Le monde taurin espagnol retenait son souffle mardi, à la veille d'un vote parlementaire qui pourrait interdire les corridas en Catalogne et donner une victoire historique aux opposants à la tauromachie.

Le parlement régional de Catalogne doit décider mercredi matin s'il interdit ou non les combats de taureaux dans cette riche région du nord-est de l'Espagne, comme le réclame une «initiative législative populaire» (ILP).

Les derniers pointages semblaient indiquer qu'une majorité des 135 parlementaires catalans penchaient pour la prohibition des corridas, un coup de tonnerre pour la tradition séculaire de la «fiesta» espagnole.

En cas de succès de l'ILP, la Catalogne deviendrait la deuxième région d'Espagne à interdire la tauromachie, après l'archipel des Canaries qui l'a fait en 1991, avec un risque de contagion redouté par les milieux taurins.

Partisans et opposants à la corrida étaient donc mobilisés mardi avant un vote qui s'annonce très serré et dont les arrière-pensées politiques liées au nationalisme catalan étaient dénoncées par les défenseurs de la tauromachie.

C'est devenu une «question politique» dans une région où «l'idée est de proscrire tout ce qui est espagnol», clamait mardi l'éditorialiste du quotidien madrilène El Mundo (droite).

Ce thème est martelé depuis quelques jours par les médias conservateurs, qui voient dans la possible prohibition une volonté de revanche de hommes politiques catalans, après un récent arrêt du tribunal constitutionnel rognant certains aspects du statut d'autonomie de la région.

La liberté de vote a notamment été donnée aux 37 parlementaires socialistes par le président régional socialiste José Montilla, alors qu'un vote socialiste initialement prévu contre la prohibition aurait sans doute garanti un rejet de l'ILP.

Mais les opposants à la corrida, de plus en plus nombreux en Catalogne et soutenus par de puissants groupes internationaux de défense des animaux, rappellent que cette tradition est déjà en nette perte de vitesse dans la région, où seule la place «Monumental» de Barcelone organise encore des corridas.

L'ILP promue par la plate-forme «Prou!» (Assez!) avait recueilli l'année dernière plus de 180 000 signatures pour réclamer la révision d'une loi catalane interdisant de tuer ou maltraiter des animaux lors de spectacles publics, à l'exception des courses de taureaux.

Et la mobilisation internationale est également forte, venant d'organisations de défense des animaux qui réclament la prohibition de cette pratique «cruelle et obsolète».

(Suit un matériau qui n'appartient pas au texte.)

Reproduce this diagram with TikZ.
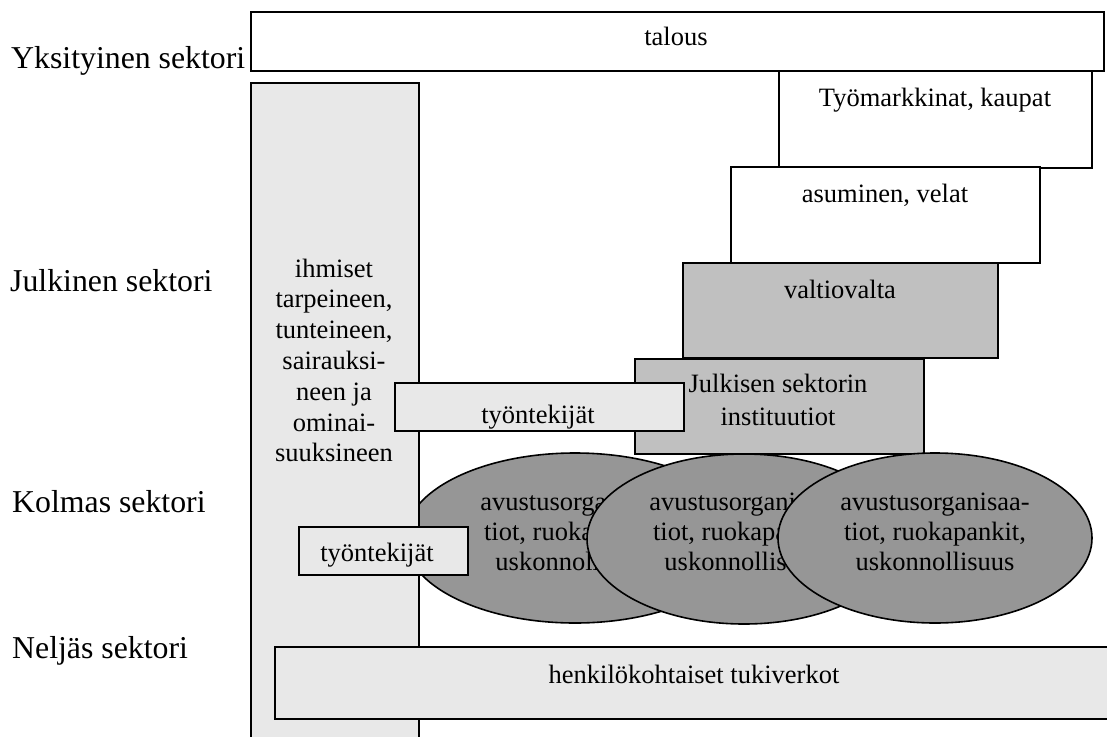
\documentclass[tikz,border=0pt]{standalone}
\usepackage{fontspec}
\setmainfont{Liberation Serif}
\usetikzlibrary{shapes.geometric}
\definecolor{lightfill}{gray}{0.91}
\definecolor{midfill}{gray}{0.753}
\definecolor{darkfill}{gray}{0.59}
\newcommand\bxfont{\fontsize{26.5}{30.8}\selectfont}
\newcommand\jlfont{\fontsize{26.5}{33}\selectfont}
\newcommand\elfont{\fontsize{26.5}{30}\selectfont}
\newcommand\lblfont{\fontsize{31.8}{38}\selectfont}
\newcommand\lns[1]{\begin{tabular}[t]{@{}c@{}}#1\end{tabular}}
\tikzset{
  bx/.style={draw, line width=1.6pt, rectangle, inner sep=0pt, anchor=north west},
  ell/.style={draw, ellipse, fill=darkfill, line width=1.6pt, inner sep=0pt},
  txt/.style={anchor=base, inner sep=0pt, font=\bxfont},
  lbl/.style={anchor=base west, inner sep=0pt, font=\lblfont}
}
\begin{document}
\begin{tikzpicture}[x=1pt,y=-1pt]
\useasboundingbox[fill=white] (0,0) rectangle (1107,736);
% left labels
\node[lbl] (l1) at (11,68) {Yksityinen sektori};
\node[lbl] (l2) at (10,291) {Julkinen sektori};
\node[lbl] (l3) at (12,512) {Kolmas sektori};
\node[lbl] (l4) at (12,658) {Neljäs sektori};
% staircase boxes
\node[bx, fill=white, minimum width=853, minimum height=59] (talous) at (250,11) {};
\node[txt] (talousT) at (676,45) {talous};
\node[bx, fill=white, minimum width=313, minimum height=97] (tyom) at (778,70) {};
\node[txt] (tyomT) at (935,106) {Työmarkkinat, kaupat};
\node[bx, fill=white, minimum width=309, minimum height=96] (asum) at (730,166) {};
\node[txt] (asumT) at (885,202) {asuminen, velat};
\node[bx, fill=midfill, minimum width=315, minimum height=95] (valtio) at (682,262) {};
\node[txt] (valtioT) at (840,298) {valtiovalta};
\node[bx, fill=midfill, minimum width=289, minimum height=95] (julk) at (634,358) {};
\node[txt, font=\jlfont] (julkT) at (778,392) {\lns{Julkisen sektorin\\instituutiot}};
% ellipses
\node[ell, minimum width=340, minimum height=170] (e1) at (575,538) {};
\node[txt, font=\elfont] (e1T) at (575,510) {\lns{avustusorganisaa-\\tiot, ruokapankit,\\uskonnollisuus}};
\node[ell, minimum width=314, minimum height=170] (e2) at (744,539) {};
\node[txt, font=\elfont] (e2T) at (744,510) {\lns{avustusorganisaa-\\tiot, ruokapankit,\\uskonnollisuus}};
\node[ell, minimum width=314, minimum height=170] (e3) at (935,538) {};
\node[txt, font=\elfont] (e3T) at (935,510) {\lns{avustusorganisaa-\\tiot, ruokapankit,\\uskonnollisuus}};
% people column
\node[bx, fill=lightfill, minimum width=168, minimum height=663] (col) at (250,82) {};
\node[txt] (colT) at (334,277) {\lns{ihmiset\\tarpeineen,\\tunteineen,\\sairauksi-\\neen ja\\ominai-\\suuksineen}};
% workers
\node[bx, fill=lightfill, minimum width=289, minimum height=48] (w1) at (394,382) {};
\node[txt] (w1T) at (538,423) {työntekijät};
\node[bx, fill=lightfill, minimum width=169, minimum height=48] (w2) at (298,526) {};
\node[txt] (w2T) at (377,561) {työntekijät};
% personal networks
\node[bx, fill=lightfill, minimum width=846, minimum height=72] (henk) at (274,646) {};
\node[txt] (henkT) at (694,683) {henkilökohtaiset tukiverkot};
\end{tikzpicture}
\end{document}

La Société mondiale pour la protection des animaux (WSPA) a notamment transmis lundi au parlement catalan une lettre portant 140 000 signatures pour appuyer la demande d'interdiction.

Temps durs

Le vote intervient dans une contexte morose pour le secteur taurin en Espagne qui génère quelque 40 000 emplois et plusieurs milliards d'euros de revenus chaque année et subit depuis 2009 les effets négatifs de la crise économique.

Plusieurs régions espagnoles, dont celle de Madrid, ont annoncé, suite au débat catalan, leur intention d'inscrire la tauromachie à leur «patrimoine culturel» afin de protéger cette tradition, mais les anti-taurins y gagnent aussi du terrain.

Espérant un sursaut de dernière minute, les défenseurs français de la tauromachie, venant du pays voisin où elle demeure vivace, sont également montés au créneau.

Il faut défendre la liberté de choix et cette «passion commune» culturelle franco-espagnole, que «personne n'a le droit d'interdire», a affirmé mardi au quotidien La Razon le torero français Juan Bautista (Jean-Baptiste Jalabert).